After his 1 p.m. hearing in Family Court on Nov. 24, Shuler's attorney accompanied him to the lockup, but at 3 p.m. she went to feed her parking meter. When she got back, Shuler was gone.
She says she figured that if his problem wasn't straightened out he'd call her. He didn't.
Instead, he was transported to 1401 Arch St. and then to prison, where he arrived around 6 p.m. He gave up his keys, his iPod, his wallet with his name on his license and credit cards. He was put in a holding cell with about 40 other prisoners. Three times "Bernard McDonald" was called before Shuler thought to answer.
"It was," he says, "like a dream." A bad one.
About 3 a.m. he was called - again by the wrong name - and he told the officer his problem. He remembers saying, "Sir, it's a funny thing. I'm here on a mistaken identification."
The officer said he'd sort everything out, but first he had 100 inmates to process.
Shuler waited all night. He did not sleep. He was given a bologna sandwich, an orange and iced tea. Finally, at 6 or 7 a.m. he was asked to sign papers using the name Bernard McDonald. He wouldn't. They sent him to the medical office anyway for his shot and blood work.
By now, he says, he was hollering.
"I said, 'I'm not going to take that shot. I'm a little upset. Why should I take this shot when I'm not charged with anything?' "
Worn down, he gave in. Afterward he was put in a smaller cell with six people.
Around 9 a.m. he called over a new corrections officer. "I think there's been a mistake here," he told her. "My name is George Shuler." He got nowhere.
Two hours later a woman called out "Bernard McDonald," and Shuler was told to put on a wrist band that he says bore McDonald's name.
The officers huddled with a supervisor around a computer screen. The supervisor informed Shuler they'd get him a bench-warrant hearing that afternoon around 1.
And so "Bernard McDonald" was processed, made to shower, put on an orange jumpsuit, and return to the holding cell.
The hearing took less than 10 minutes.
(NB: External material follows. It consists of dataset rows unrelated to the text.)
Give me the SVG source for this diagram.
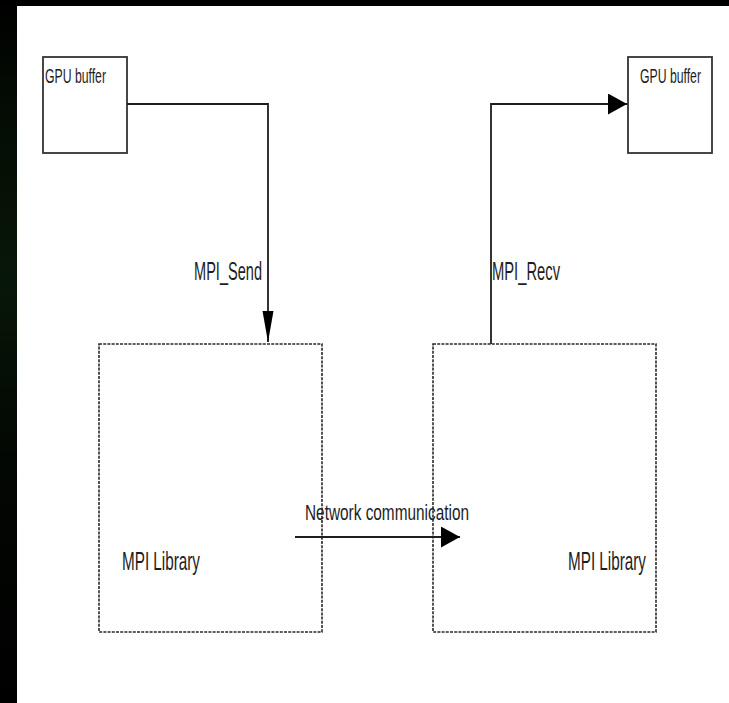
<svg xmlns="http://www.w3.org/2000/svg" width="729" height="703" viewBox="0 0 729 703">
  <style>
    .buf { fill: #ffffff; stroke: #333333; stroke-width: 1.8; }
    .lib { fill: #ffffff; stroke: #2a2a2a; stroke-width: 1.6; stroke-dasharray: 3 1.2; }
    .lbl { font-family: "Liberation Sans", Arial, sans-serif; fill: #1e1e1e; }
    .wire { fill: none; stroke: #1e1e1e; stroke-width: 1.8; }
  </style>
  <defs>
    <linearGradient id="edge" x1="0" y1="0" x2="0" y2="1">
      <stop offset="0" stop-color="#000000"/>
      <stop offset="0.15" stop-color="#040c04"/>
      <stop offset="0.4" stop-color="#071707"/>
      <stop offset="0.65" stop-color="#030703"/>
      <stop offset="1" stop-color="#000000"/>
    </linearGradient>
    <marker id="arrV" markerUnits="userSpaceOnUse" markerWidth="32" markerHeight="12" refX="31" refY="5.5" orient="auto">
      <path d="M0,0 L31,5.5 L0,11 Z" fill="#000000"/>
    </marker>
    <marker id="arrH" markerUnits="userSpaceOnUse" markerWidth="20" markerHeight="22" refX="19" refY="10.5" orient="auto">
      <path d="M0,0 L19,10.5 L0,21 Z" fill="#000000"/>
    </marker>
  </defs>

  <!-- background frame -->
  <rect x="0" y="0" width="729" height="703" fill="#ffffff"/>
  <rect x="0" y="0" width="729" height="6" fill="#000000"/>
  <rect x="0" y="0" width="17" height="703" fill="url(#edge)"/>

  <g id="gpu-buffer-left">
    <rect class="buf" x="43" y="57" width="84" height="96"/>
    <text class="lbl" x="45" y="83" font-size="20" textLength="61" lengthAdjust="spacingAndGlyphs">GPU buffer</text>
  </g>

  <g id="gpu-buffer-right">
    <rect class="buf" x="628" y="57" width="84" height="96"/>
    <text class="lbl" x="640" y="83" font-size="20" textLength="61" lengthAdjust="spacingAndGlyphs">GPU buffer</text>
  </g>

  <g id="mpi-library-left">
    <rect class="lib" x="99" y="344" width="223" height="288"/>
    <text class="lbl" x="122" y="570" font-size="26" textLength="78" lengthAdjust="spacingAndGlyphs">MPI Library</text>
  </g>

  <g id="mpi-library-right">
    <rect class="lib" x="433" y="344" width="223" height="288"/>
    <text class="lbl" x="568" y="570" font-size="26" textLength="78" lengthAdjust="spacingAndGlyphs">MPI Library</text>
  </g>

  <g id="connectors">
    <path class="wire" d="M127,104 L268,104 L268,342" marker-end="url(#arrV)"/>
    <path class="wire" d="M491,344 L491,104 L627,104" marker-end="url(#arrH)"/>
    <path class="wire" d="M295,537 L460,537" marker-end="url(#arrH)"/>
    <text class="lbl" x="194" y="280" font-size="25" textLength="68" lengthAdjust="spacingAndGlyphs">MPI_Send</text>
    <text class="lbl" x="492" y="280" font-size="25" textLength="68" lengthAdjust="spacingAndGlyphs">MPI_Recv</text>
    <text class="lbl" x="305" y="520" font-size="22" textLength="164" lengthAdjust="spacingAndGlyphs">Network communication</text>
  </g>
</svg>
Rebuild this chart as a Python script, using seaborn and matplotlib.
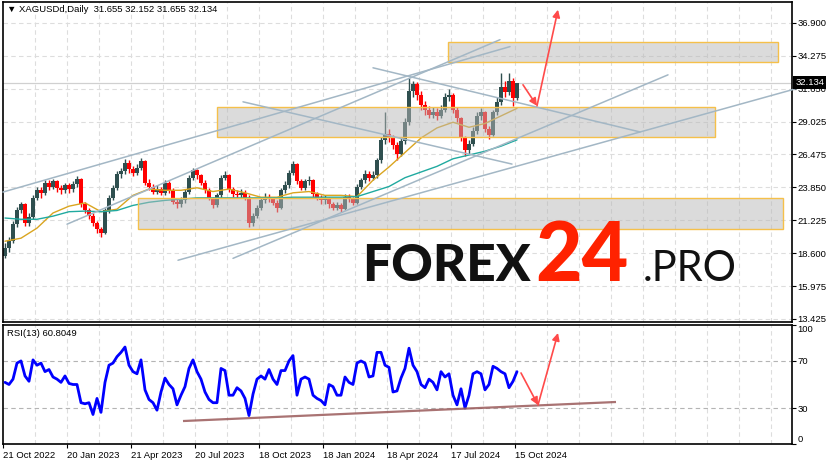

The trial commissioner, Dominic Muraglia, a veteran of 33 years, heard Shuler's story, had his aides examine the paperwork, and, according to Shuler, said, "Get this guy out of my prison before he sues the mess out of us."
Yet the process seemed to move in slow motion. It wasn't until 9 p.m., Shuler says, that the gates opened and he was deposited onto State Road, given a SEPTA token and 75 cents.
A bus took him to Bridge and Pratt, where he caught the elevated train back to West Philadelphia.
His wife, Rhonda, was waiting for him, hysterical, about to call police.
"Where have you been for two days?" she asked.
"You don't want to know," he replied. "Let me get something to eat and I'll talk to you in a minute."
Since then the judge and her staff have offered "our sincere apology." Meanwhile, Shuler is talking with his attorney, contemplating legal action.
Lawson, a former prosecutor, questions why a judge would investigate whether those coming to domestic court are fugitives. She said if word gets out, then those who owe money will shy away from court, and mothers and children will suffer.
The judge, in her statement, said that the court has been reviewing defendants' criminal histories for years, and that Shuler's is the first time there has been such an error.
Until about two years ago, she wrote, judges and their staffs received copies of the suspect's photographs with the bench warrants.
"We were not advised as to why the pictures were no longer submitted," the judge wrote.
I'm thinking the courts might reconsider their policy because it'll be cheaper in the long run. When judges arrest someone on a bench warrant, it ought to be the right man.